|Allview Avenue, on Sunday afternoon, after the snow melt.|
So, I am back to wrassling with my darker side. I'm just plain cranky, which, I'll allow, is likely better than my usual fallback position of depression. I wake up at night, wildly ready to be miserable, as I have mentioned here before, but am still managing to moderate my willingness to dive into despair.
And, hey, I am getting up and out of bed every day, albeit this day was later than I like. And I am showered, dressed, and even shod, though it is far to cold to go without many layers of clothing.

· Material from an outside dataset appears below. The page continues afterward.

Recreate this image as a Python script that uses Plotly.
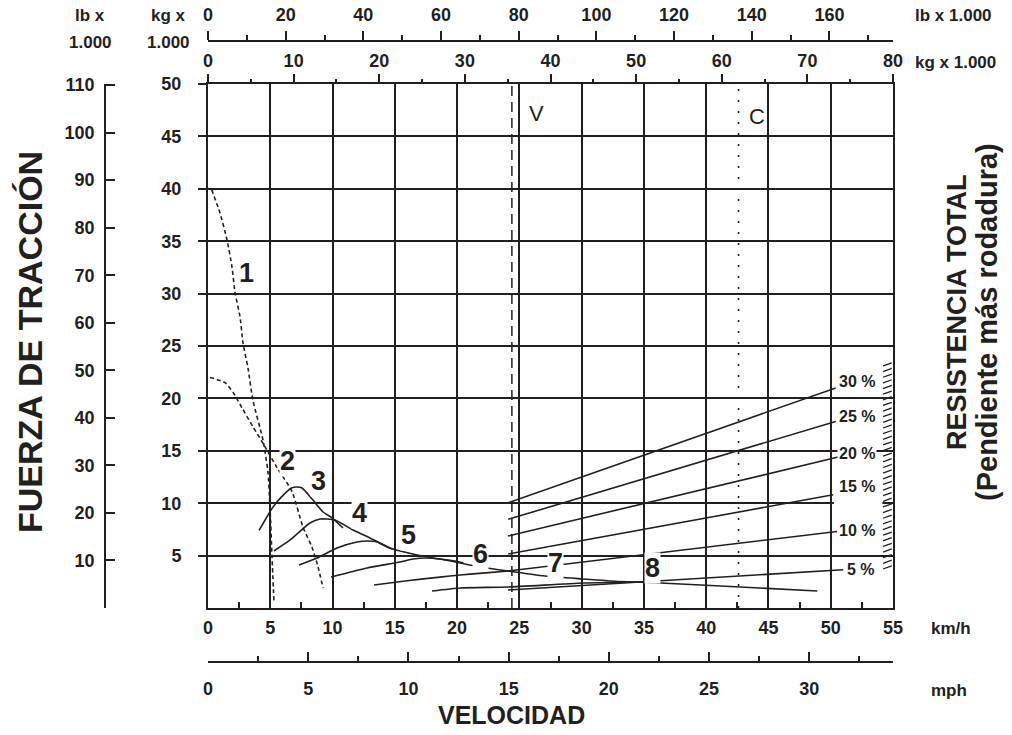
import numpy as np
import plotly.graph_objects as go

ANCHO, ALTO = 1012, 735
NEGRO = '#231f20'
FUENTE = 'Liberation Sans, Arial, Helvetica, sans-serif'

# escalas: velocidad en km/h, fuerza en kg x 1.000
VEL_MAX = 55
F_MAX = 50
KG_A_LB = 2.20462
KMH_A_MPH = 1 / 1.609344

# --- curvas de fuerza de tracción ---
c1_v = [0.3, 0.96, 1.53, 1.93, 2.17, 2.57, 2.81, 3.21, 3.61, 4.42, 4.82, 4.98, 5.14, 5.30]
c1_f = [39.9, 37.7, 35.1, 32.5, 30.1, 27.8, 25.3, 22.9, 19.8, 16.0, 12.9, 9.6, 4.9, 0.5]

c2_v = [0.16, 1.37, 2.0, 2.73, 3.61, 4.42, 5.54, 6.75, 7.63, 8.35, 8.84, 9.24]
c2_f = [22.0, 21.5, 20.6, 19.1, 17.3, 15.7, 13.4, 11.1, 7.7, 5.8, 3.9, 1.9]

c3_v = [4.1, 5.2, 5.9, 6.7, 7.15, 7.55, 8.43, 9.24, 9.96, 10.84]
c3_f = [7.4, 9.6, 10.6, 11.45, 11.55, 11.45, 10.3, 9.16, 8.6, 7.63]

c4_v = [5.3, 6.59, 8.19, 9.0, 9.56, 10.2, 11.65, 13.0, 14.78]
c4_f = [5.44, 6.49, 8.11, 8.49, 8.49, 8.40, 7.44, 6.68, 5.63]

c5_v = [7.31, 8.76, 10.36, 11.97, 12.77, 13.57, 14.38, 15.42, 18.07, 18.63, 21.45,
        24.10, 27.07, 30.12, 33.09, 36.31, 42.73, 48.92]
c5_f = [4.10, 4.77, 5.73, 6.30, 6.39, 6.30, 5.82, 5.44, 4.77, 4.68, 4.01,
        3.53, 3.05, 2.77, 2.53, 2.39, 2.00, 1.62]

c6_v = [9.88, 12.77, 15.42, 16.47, 17.59, 19.84, 20.5]
c6_f = [2.96, 3.82, 4.39, 4.68, 4.77, 4.48, 4.3]

c7_v = [13.33, 16.0, 18.63, 20.24, 22.3, 24.1]
c7_f = [2.19, 2.6, 2.95, 3.15, 3.35, 3.53]

c8_v = [17.99, 20.24, 24.10, 30.12, 34.94, 35.5]
c8_f = [1.62, 1.91, 2.00, 2.39, 2.48, 2.5]

# etiquetas de las curvas (posición km/h, kg x 1.000)
etiq_txt = ['1', '2', '3', '4', '5', '6', '7', '8']
etiq_v = [3.13, 6.4, 8.9, 12.13, 16.06, 21.85, 27.87, 35.66]
etiq_f = [31.97, 14.0, 12.15, 9.06, 6.96, 5.15, 4.29, 3.82]

# --- rectas de resistencia total (pendiente + rodadura) ---
pend_txt = ['30 %', '25 %', '20 %', '15 %', '10 %', '5 %']
pend_v0 = [24.1, 24.1, 24.1, 24.1, 24.1, 24.1]
pend_f0 = [10.05, 8.46, 6.87, 5.15, 3.53, 1.72]
pend_v1 = [50.4, 50.4, 50.6, 50.2, 50.5, 51.0]
pend_f1 = [21.0, 17.8, 14.4, 10.8, 7.3, 3.65]
pend_etiq_f = [21.66, 18.32, 14.79, 11.55, 7.44, 3.72]

VEL_V = 24.4
VEL_C = 42.6

# escala de pendiente pintada en el borde derecho
escala_pend = np.arange(5, 32.01, 0.75)


def px(x):
    return x / ANCHO


def py(y):
    return 1 - y / ALTO


DOM_X = [px(208), px(893)]
DOM_Y = [py(608), py(84)]

fig = go.Figure()

curvas = [(c1_v, c1_f, '4px,3px'), (c2_v, c2_f, '4px,3px'),
          (c3_v, c3_f, 'solid'), (c4_v, c4_f, 'solid'), (c5_v, c5_f, 'solid'),
          (c6_v, c6_f, 'solid'), (c7_v, c7_f, 'solid'), (c8_v, c8_f, 'solid')]
for v, f, estilo in curvas:
    fig.add_trace(go.Scatter(x=v, y=f, mode='lines',
                             line=dict(color=NEGRO, width=1.6, dash=estilo, shape='spline', smoothing=0.6),
                             showlegend=False, hoverinfo='skip'))

for i in range(len(pend_txt)):
    fig.add_trace(go.Scatter(x=[pend_v0[i], pend_v1[i]], y=[pend_f0[i], pend_f1[i]], mode='lines',
                             line=dict(color=NEGRO, width=1.6), showlegend=False, hoverinfo='skip'))

# líneas V y C
fig.add_trace(go.Scatter(x=[VEL_V, VEL_V], y=[0, F_MAX], mode='lines',
                         line=dict(color=NEGRO, width=1.5, dash='10px,6px'), showlegend=False, hoverinfo='skip'))
fig.add_trace(go.Scatter(x=[VEL_C, VEL_C], y=[0, F_MAX], mode='lines',
                         line=dict(color=NEGRO, width=1.6, dash='2px,9px'), showlegend=False, hoverinfo='skip'))

# marcas de pendiente junto al borde derecho
f_esc = 3.72 + (escala_pend - 5) * 0.7176
xs, ys = [], []
for f in f_esc:
    xs += [54.2, 54.9, None]
    ys += [f, f + 0.3, None]
fig.add_trace(go.Scatter(x=xs, y=ys, mode='lines', line=dict(color=NEGRO, width=1.3),
                         showlegend=False, hoverinfo='skip', cliponaxis=False))

# trazas vacías para que se dibujen los ejes secundarios
for xa, ya in [('x2', 'y'), ('x3', 'y'), ('x4', 'y'), ('x', 'y2')]:
    fig.add_trace(go.Scatter(x=[0], y=[0], xaxis=xa, yaxis=ya, mode='markers',
                             marker=dict(opacity=0), showlegend=False, hoverinfo='skip'))

fuente_ticks = dict(family=FUENTE, size=18, color=NEGRO, weight='bold')

fig.update_layout(
    width=ANCHO, height=ALTO, autosize=False,
    margin=dict(l=0, r=0, t=0, b=0, autoexpand=False),
    paper_bgcolor='white', plot_bgcolor='white',
    xaxis=dict(domain=DOM_X, range=[0, VEL_MAX], tickvals=list(range(0, 56, 5)),
               showgrid=True, gridcolor=NEGRO, gridwidth=2, zeroline=False,
               showline=True, linecolor=NEGRO, linewidth=2, mirror=True,
               ticks='inside', ticklen=6, tickcolor=NEGRO, tickwidth=1.5,
               minor=dict(dtick=2.5, ticks='inside', ticklen=6, tickcolor=NEGRO, tickwidth=1.5, showgrid=False),
               tickfont=fuente_ticks, ticklabelstandoff=2, automargin=False),
    yaxis=dict(domain=DOM_Y, range=[0, F_MAX], tickvals=list(range(5, 51, 5)),
               showgrid=True, gridcolor=NEGRO, gridwidth=2, zeroline=False,
               showline=True, linecolor=NEGRO, linewidth=2, mirror=True,
               ticks='outside', ticklen=8, tickcolor=NEGRO, tickwidth=2,
               tickfont=fuente_ticks, ticklabelstandoff=13, automargin=False),
    xaxis2=dict(overlaying='x', side='top', anchor='y', range=[0, 80],
                tickvals=list(range(0, 81, 10)), showgrid=False, zeroline=False, showline=False,
                ticks='outside', ticklen=9, tickcolor=NEGRO, tickwidth=1.5,
                minor=dict(dtick=5, ticks='outside', ticklen=4, tickcolor=NEGRO, tickwidth=1.5),
                tickfont=fuente_ticks, ticklabelstandoff=0, automargin=False),
    xaxis3=dict(overlaying='x', side='top', anchor='free', position=py(41),
                range=[0, 80 * KG_A_LB], tickvals=list(range(0, 161, 20)),
                showgrid=False, zeroline=False, showline=True, linecolor=NEGRO, linewidth=1.5,
                ticks='outside', ticklen=9, tickcolor=NEGRO, tickwidth=1.5,
                minor=dict(dtick=10, ticks='outside', ticklen=5, tickcolor=NEGRO, tickwidth=1.5),
                tickfont=fuente_ticks, ticklabelstandoff=3, automargin=False),
    xaxis4=dict(overlaying='x', side='bottom', anchor='free', position=py(662),
                range=[0, VEL_MAX * KMH_A_MPH], tickvals=list(range(0, 31, 5)),
                showgrid=False, zeroline=False, showline=True, linecolor=NEGRO, linewidth=1.5,
                ticks='inside', ticklen=9, tickcolor=NEGRO, tickwidth=1.5,
                minor=dict(dtick=2.5, ticks='inside', ticklen=5, tickcolor=NEGRO, tickwidth=1.5),
                tickfont=fuente_ticks, ticklabelstandoff=11, automargin=False),
    yaxis2=dict(overlaying='y', side='left', anchor='free', position=px(105),
                range=[0, F_MAX * KG_A_LB], tickvals=list(range(10, 111, 10)),
                showgrid=False, zeroline=False, showline=True, linecolor=NEGRO, linewidth=1.5,
                ticks='inside', ticklen=9, tickcolor=NEGRO, tickwidth=1.5,
                tickfont=fuente_ticks, ticklabelstandoff=6, automargin=False),
)

# tapa blanca sobre la línea de 10 junto a la etiqueta de 15 %
fig.add_shape(type='rect', xref='x', yref='y', x0=50.25, x1=54.15, y0=9.6, y1=10.4,
              fillcolor='white', line=dict(width=0), layer='above')

anots = []
for t, v, f in zip(etiq_txt, etiq_v, etiq_f):
    anots.append(dict(x=v, y=f, xref='x', yref='y', text=t, showarrow=False,
                      font=dict(family=FUENTE, size=27, color=NEGRO, weight='bold'),
                      bgcolor='white', borderpad=0))
for t, f in zip(pend_txt, pend_etiq_f):
    anots.append(dict(x=53.75, y=f, xref='x', yref='y', text=t, showarrow=False, xanchor='right',
                      font=dict(family=FUENTE, size=16, color=NEGRO, weight='bold'),
                      bgcolor='white', borderpad=1))
anots.append(dict(x=26.4, y=47.2, xref='x', yref='y', text='V', showarrow=False,
                  font=dict(family=FUENTE, size=22, color=NEGRO)))
anots.append(dict(x=44.1, y=46.9, xref='x', yref='y', text='C', showarrow=False,
                  font=dict(family=FUENTE, size=22, color=NEGRO)))

fuente_unid = dict(family=FUENTE, size=17, color=NEGRO, weight='bold')
for t, x, y, anc in [('lb x', 90, 15, 'center'), ('1.000', 90, 42, 'center'),
                     ('kg x', 168, 15, 'center'), ('1.000', 168, 42, 'center'),
                     ('lb x 1.000', 913, 15, 'left'), ('kg x 1.000', 913, 62, 'left'),
                     ('km/h', 929, 628, 'left'), ('mph', 929, 690, 'left')]:
    anots.append(dict(x=px(x), y=py(y), xref='paper', yref='paper', text=t, showarrow=False,
                      xanchor=anc, yanchor='middle', font=fuente_unid))

for t, x, y, tam, ang in [('FUERZA DE TRACCIÓN', 30, 342, 34, -90),
                          ('RESISTENCIA TOTAL', 957, 312, 27, -90),
                          ('(Pendiente más rodadura)', 987, 322, 29, -90),
                          ('VELOCIDAD', 512, 715, 25, 0)]:
    anots.append(dict(x=px(x), y=py(y), xref='paper', yref='paper', text=t, textangle=ang,
                      showarrow=False, xanchor='center', yanchor='middle',
                      font=dict(family=FUENTE, size=tam, color=NEGRO, weight='bold')))

fig.update_layout(annotations=anots)

# sin el margen por defecto del <body>, la figura ocupa toda la ventana
fig.write_html('out.html', config={'displayModeBar': False},
               post_script="document.body.style.margin='0';")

|Artifact balustrade from what was an estate on Allview Avenue.|
And now for our musical interlude, Leon Russell's Tightrope. Here's the lyric that got to me:
on the tightrope
one side's hate and one is hope
There I am, one's side's despair and one is hope ... and maybe some action. I would like to curl up with some tv or Netflix or something and just let the next two months wash over me. But, you know, maybe this is good because I have that little warning bell pinging a bit, the one that goes off when I look at doughnuts and almond croissants that reminds me that I won't feel well if I consume those (now add Rold Gold Thin Pretzels and Spicy Snack Mix to the list). I am pretty sure I won't feel any better, say in January, if I don't finish my filing, send out my little invoice, return my Netflix, and drive to the pet store and Trader Joe's before school gets out and the school buses take over the road. And I should probably take a walk as I didn't get one in yesterday.